Progressivement, les théories polyamoureuses se démocratiseront avec des oeuvres phares, par exemple la parution du livre manifeste du polyamour, The Ethical Slut, A Guide to Infinite Sexual Possibilities coécrit par la thérapeute familiale Dossies Easton et la sexologue Catherine A. Litz, souvent cité par les communautés polyamoureuses comme étant une des pierres angulaires du polyamour moderne. En France, une des figures du polyamour est incarnée par la journaliste Françoise Simpère, autrice de l'ouvrage Aimer plusieurs hommes (2002) et Guide des amours plurielles (2009).

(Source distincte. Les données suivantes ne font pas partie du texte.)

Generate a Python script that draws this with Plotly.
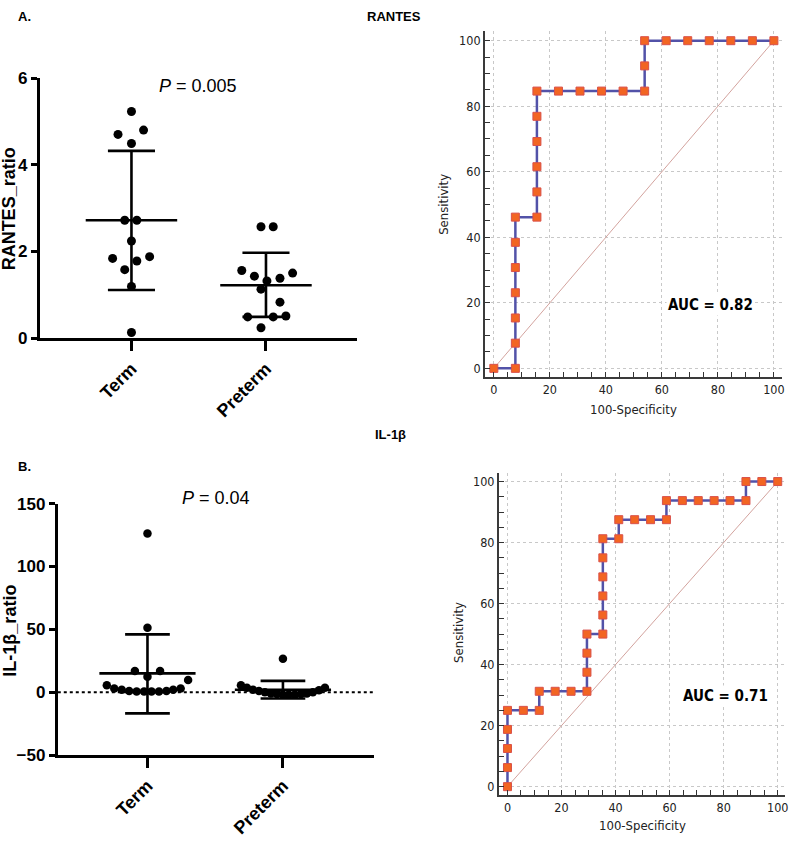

Au coeur de ces ouvrages, le polyamour représenterait la possibilité de nouer des relations amoureuses avec plusieurs personnes simultanément et consensuellement. À la différence d'autres types de relations non-monogames - comme les relations échangistes ou libertines qui elles se caractérisent avant tout par «leur permissivité au niveau de la sexualité récréative» (Adam, 2020) - les personnes polyamoureuses «mettent de l'avant leur habileté à s'engager émotionnellement avec plusieurs partenaires, tout en prônant la communication ouverte et honnête dans ces engagements» (Cook, 2005).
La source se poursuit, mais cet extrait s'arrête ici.